Especialistas em explosivos, os dois sargentos eram considerados "altamente operacionais" na unidade. Rosário e Magno, formados na mesma turma da Brigada Paraquedista (64/3), foram cooptados para atuar na repressão no fim dos anos 60. Na Seção de Operações, descrevem os colegas, destacaram-se como "especialistas em prisões e atividades de choque como estouro de aparelhos e prisões que necessitavam do uso de força".

Em 1975, convencido de que a luta armada de esquerda estava praticamente aniquilada, o governo Geisel deu início a um discreto desmonte do DOI. As missões, a partir de então, priorizariam a análise de dados - deixando os agentes "altamente operacionais", gente acostumada a andar à paisana, omitir nomes e ter poderes acima das leis, de braços cruzados. Pouco depois, as bombas da direita começariam a explodir em vários alvos do país, em particular nas bancas que vendiam títulos da imprensa alternativa.

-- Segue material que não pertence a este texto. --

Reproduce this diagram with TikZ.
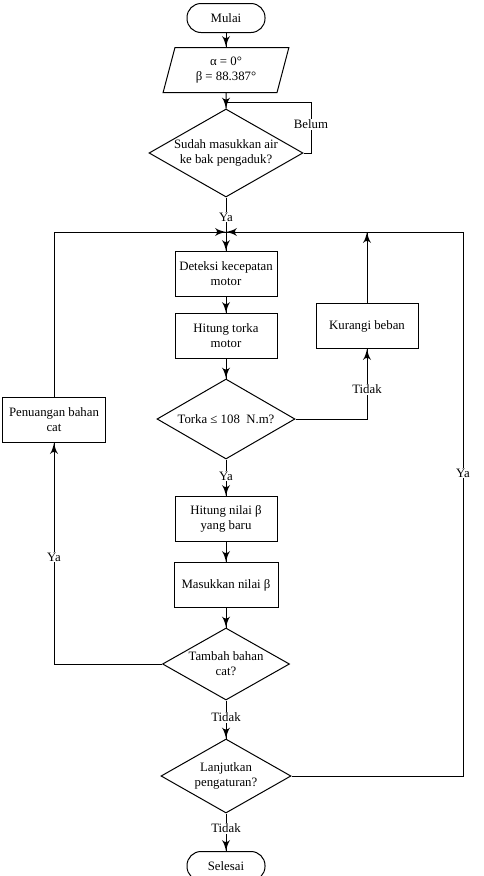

Quem conheceu bem os "agentes operacionais" do DOI sabe que, mesmo fora da cadeia de comando, eles jamais fariam ações sem o aval de militares graduados. Pelo menos dois oficiais do SNI em 1980, mas que haviam atuado no DOI nos anos mais sangrentos da repressão, tinham influência sobre os agentes da unidade: os coronéis Freddie Perdigão Pereira, da Agência Rio, e Ary Pereira de Carvalho, chefe de Operações da Agência Central, ambos citados em todas as listas de torturadores.

Perdigão, embora fora do DOI, frequentava periodicamente suas dependências, com forte liderança sobre os veteranos - ele esteve entre os responsáveis pela explosão da bomba na casa de força do Riocentro na noite da morte do sargento Rosário.

Mas o que fazia Rosário, meses antes, na sepultura de dona Lyda? Arrependimento? Documentos da repressão, obtidos no Arquivo Nacional, revelam que, enquanto as investigações sobre a autoria do atentado naufragavam em pistas frágeis - o único acusado, um civil chamado Ronald Watters, seria absolvido -, os militares monitoraram cuidadosamente os passos do filho único de dona Lyda, Luiz Felipe Monteiro, e de dirigentes da OAB que cobravam a punição dos culpados.

"Será que alguém tem coragem de dizer que eu não tenho direito de saber quem matou a minha mãe?", cobra Luiz Felippe Monteiro, que hoje estará na antiga OAB, às 13h40m (hora exata da explosão), para um ato em memória da mãe.